■ **WORK TO BE COMPLETED**
Pictures aside, quote the whole listing exactly.

■ **RECORDED INFORMATION**
☆ ☆ ☆

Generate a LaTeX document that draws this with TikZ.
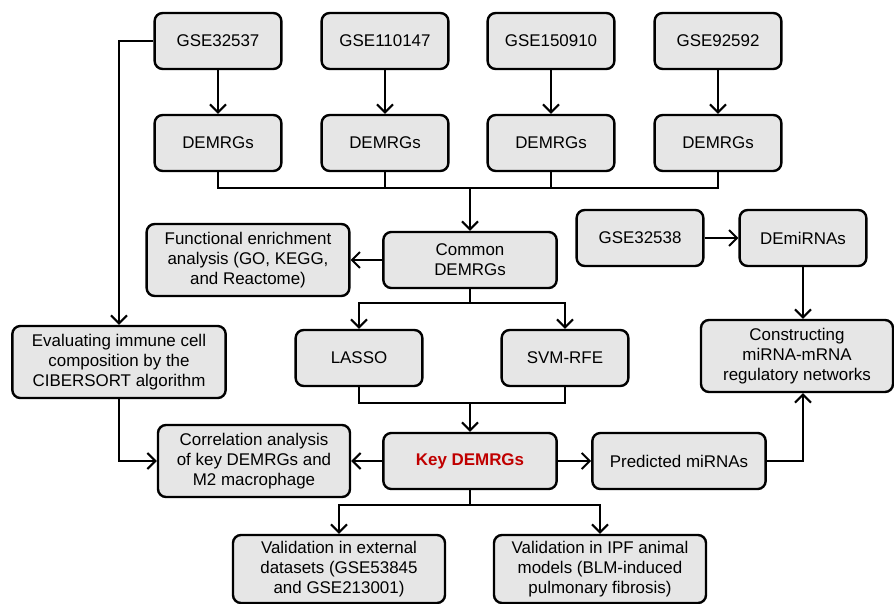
\documentclass[tikz,border=0pt]{standalone}
\usepackage{fontspec}
\setmainfont{Liberation Sans}
\usetikzlibrary{arrows.meta}
\definecolor{boxgray}{HTML}{E6E6E6}
\definecolor{keyred}{HTML}{C00000}

\begin{document}
\begin{tikzpicture}[x=0.75pt,y=-0.75pt,line width=1.5pt,
    arr/.style={-{Straight Barb[length=6pt,width=12pt,line width=1.5pt]}},
    box/.style={draw, fill=boxgray, rounded corners=6pt, line width=1.8pt, align=center, inner sep=0pt,
        font=\fontsize{12.7}{15.2}\selectfont, minimum width=95pt, minimum height=42pt},
    widebox/.style={box, minimum width=130pt},
    tallbox/.style={box, minimum height=54pt}]

    \useasboundingbox (0,0) rectangle (894,604);

    % datasets and their DEMRGs
    \node[box] (g1) at (218,41) {GSE32537};
    \node[box] (g2) at (385,41) {GSE110147};
    \node[box] (g3) at (551,41) {GSE150910};
    \node[box] (g4) at (718,41) {GSE92592};
    \foreach \i in {1,...,4}{
        \node[box] (d\i) at (g\i |- 0,143) {DEMRGs};
        \draw[arr] (g\i) -- (d\i);
    }

    \node[widebox] (common) at (470,260) {Common\\DEMRGs};
    \node[tallbox, minimum width=152pt] (func) at (248,260) {Functional enrichment\\analysis (GO, KEGG,\\and Reactome)};
    \node[box] (lasso) at (359,358) {LASSO};
    \node[box] (svm) at (565,358) {SVM-RFE};
    \node[widebox, font=\fontsize{12.7}{15.2}\selectfont\bfseries, text=keyred] (key) at (470,461) {Key DEMRGs};
    \node[tallbox, minimum width=144pt] (corr) at (254,461) {Correlation analysis\\of key DEMRGs and\\M2 macrophage};
    \node[widebox] (pred) at (679,461) {Predicted miRNAs};
    \node[box] (gmi) at (640,238) {GSE32538};
    \node[box] (demi) at (803,238) {DEmiRNAs};
    \node[tallbox, minimum width=144pt] (cons) at (797,356) {Constructing\\miRNA-mRNA\\regulatory networks};
    \node[tallbox, minimum width=160pt] (eval) at (119,362) {Evaluating immune cell\\composition by the\\CIBERSORT algorithm};
    \node[tallbox, minimum width=159pt, minimum height=51pt] (val1) at (339,569) {Validation in external\\datasets (GSE53845\\and GSE213001)};
    \node[tallbox, minimum width=159pt, minimum height=51pt] (val2) at (600,569) {Validation in IPF animal\\models (BLM-induced\\pulmonary fibrosis)};

    % bus into common DEMRGs
    \coordinate (bus) at (470,188);
    \draw (d1.south) |- (bus) -| (d4.south);
    \draw (d2.south) |- (bus);
    \draw (d3.south) |- (bus);
    \draw[arr] (bus) -- (common);
    \draw[arr] (common) -- (func);

    % feature selection
    \coordinate (split) at (470,303);
    \coordinate (merge) at (470,403);
    \draw (common.south) -- (split);
    \draw[arr] (split) -| (lasso.north);
    \draw[arr] (split) -| (svm.north);
    \draw (lasso.south) |- (merge);
    \draw (svm.south) |- (merge);
    \draw[arr] (merge) -- (key);

    \draw[arr] (key) -- (corr);
    \draw[arr] (key) -- (pred);
    \draw[arr] (g1.west) -| (eval.north);
    \draw[arr] (eval.south) |- (corr.west);

    % miRNA branch
    \draw[arr] (gmi) -- (demi);
    \draw[arr] (demi.south) -- (demi.south |- cons.north);
    \draw[arr] (pred.east) -| (demi.south |- cons.south);

    % validation
    \coordinate (vsplit) at (470,505);
    \draw (key.south) -- (vsplit);
    \draw[arr] (vsplit) -| (val1.north);
    \draw[arr] (vsplit) -| (val2.north);

\end{tikzpicture}
\end{document}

☆ ☆ ☆

■ **RESPONSE TO THIS TASK**
Generate a LaTeX document that draws this with TikZ.
\documentclass[tikz,border=0pt]{standalone}
\usepackage{fontspec}
\setmainfont{Liberation Sans}
\usetikzlibrary{arrows.meta}
\definecolor{boxgray}{HTML}{E6E6E6}
\definecolor{keyred}{HTML}{C00000}

\begin{document}
\begin{tikzpicture}[x=0.75pt,y=-0.75pt,line width=1.5pt,
    arr/.style={-{Straight Barb[length=6pt,width=12pt,line width=1.5pt]}},
    box/.style={draw, fill=boxgray, rounded corners=6pt, line width=1.8pt, align=center, inner sep=0pt,
        font=\fontsize{12.7}{15.2}\selectfont, minimum width=95pt, minimum height=42pt},
    widebox/.style={box, minimum width=130pt},
    tallbox/.style={box, minimum height=54pt}]

    \useasboundingbox (0,0) rectangle (894,604);

    % datasets and their DEMRGs
    \node[box] (g1) at (218,41) {GSE32537};
    \node[box] (g2) at (385,41) {GSE110147};
    \node[box] (g3) at (551,41) {GSE150910};
    \node[box] (g4) at (718,41) {GSE92592};
    \foreach \i in {1,...,4}{
        \node[box] (d\i) at (g\i |- 0,143) {DEMRGs};
        \draw[arr] (g\i) -- (d\i);
    }

    \node[widebox] (common) at (470,260) {Common\\DEMRGs};
    \node[tallbox, minimum width=152pt] (func) at (248,260) {Functional enrichment\\analysis (GO, KEGG,\\and Reactome)};
    \node[box] (lasso) at (359,358) {LASSO};
    \node[box] (svm) at (565,358) {SVM-RFE};
    \node[widebox, font=\fontsize{12.7}{15.2}\selectfont\bfseries, text=keyred] (key) at (470,461) {Key DEMRGs};
    \node[tallbox, minimum width=144pt] (corr) at (254,461) {Correlation analysis\\of key DEMRGs and\\M2 macrophage};
    \node[widebox] (pred) at (679,461) {Predicted miRNAs};
    \node[box] (gmi) at (640,238) {GSE32538};
    \node[box] (demi) at (803,238) {DEmiRNAs};
    \node[tallbox, minimum width=144pt] (cons) at (797,356) {Constructing\\miRNA-mRNA\\regulatory networks};
    \node[tallbox, minimum width=160pt] (eval) at (119,362) {Evaluating immune cell\\composition by the\\CIBERSORT algorithm};
    \node[tallbox, minimum width=159pt, minimum height=51pt] (val1) at (339,569) {Validation in external\\datasets (GSE53845\\and GSE213001)};
    \node[tallbox, minimum width=159pt, minimum height=51pt] (val2) at (600,569) {Validation in IPF animal\\models (BLM-induced\\pulmonary fibrosis)};

    % bus into common DEMRGs
    \coordinate (bus) at (470,188);
    \draw (d1.south) |- (bus) -| (d4.south);
    \draw (d2.south) |- (bus);
    \draw (d3.south) |- (bus);
    \draw[arr] (bus) -- (common);
    \draw[arr] (common) -- (func);

    % feature selection
    \coordinate (split) at (470,303);
    \coordinate (merge) at (470,403);
    \draw (common.south) -- (split);
    \draw[arr] (split) -| (lasso.north);
    \draw[arr] (split) -| (svm.north);
    \draw (lasso.south) |- (merge);
    \draw (svm.south) |- (merge);
    \draw[arr] (merge) -- (key);

    \draw[arr] (key) -- (corr);
    \draw[arr] (key) -- (pred);
    \draw[arr] (g1.west) -| (eval.north);
    \draw[arr] (eval.south) |- (corr.west);

    % miRNA branch
    \draw[arr] (gmi) -- (demi);
    \draw[arr] (demi.south) -- (demi.south |- cons.north);
    \draw[arr] (pred.east) -| (demi.south |- cons.south);

    % validation
    \coordinate (vsplit) at (470,505);
    \draw (key.south) -- (vsplit);
    \draw[arr] (vsplit) -| (val1.north);
    \draw[arr] (vsplit) -| (val2.north);

\end{tikzpicture}
\end{document}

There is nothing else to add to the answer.